We will also tell SONiC to execute build jobs in parallel for a faster build time. Our build server has 8 CPU cores, so we can execute up to 8 jobs in parallel:

SONIC_CONFIG_BUILD_JOBS=8

Check out the NVIDIA qualified branch and hash after cloning the repo. If you do not specify a branch or commit hash, git will use the master branch and download the most recent dependencies, which is not recommended for production environments. 

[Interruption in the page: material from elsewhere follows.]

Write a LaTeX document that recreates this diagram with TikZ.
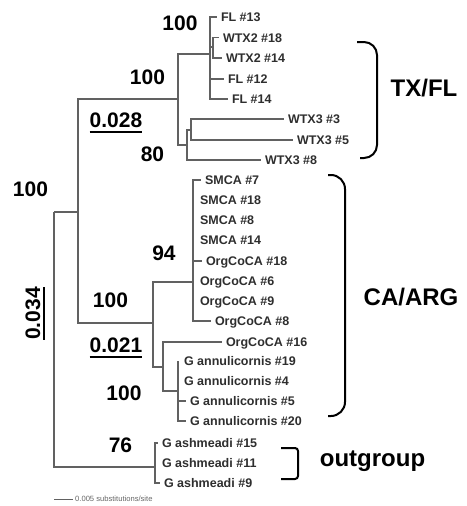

git checkout 202311 156b067c

The final build instruction will result in a ONIE compatible binary image by specifying the target target/sonic-vs.bin in the build instruction. You can build other image types if you need:

target/sonic-vs.img.gz
target/sonic-vs.raw 
target/docker-sonic-vs.gz

The Steps

  1. Install Docker and configure your system to allow running the docker command without sudo. For installing on an Ubuntu system, follow the specific Ubuntu steps here.
  2. Install dependencies. 
sudo apt install -y python3-pip
pip3 install --user j2cli
  1. Clone the repo. 
git clone --recurse-submodules https://github.com/sonic-net/sonic-buildimage.git
  1. Build the image. 
sudo modprobe overlay

cd sonic-buildimage

# Checkout a specific branch. It is highly recommended by NVIDIA to use a hash qualified by NVIDIA.
# git checkout [branch] [commit hash]
git checkout 202311 156b067c

make init

# Configure your ASIC platform of choice. This may take several hours.
# make configure PLATFORM=[ASIC_VENDOR]
make configure PLATFORM=mellanox

# Run the build instruction. Build the image with ZTP enabled and 8 parallel build jobs for faster building. This may take several hours.
ENABLE_ZTP=y SONIC_CONFIG_BUILD_JOBS=8 make target/sonic-vs.bin

Open Networking

These instructions result in a ONIE compatible, custom SONiC image with ZTP enabled. One could argue this process demonstrates open networking at its best: building an open-source operating system and eliminating vendor dependence for good.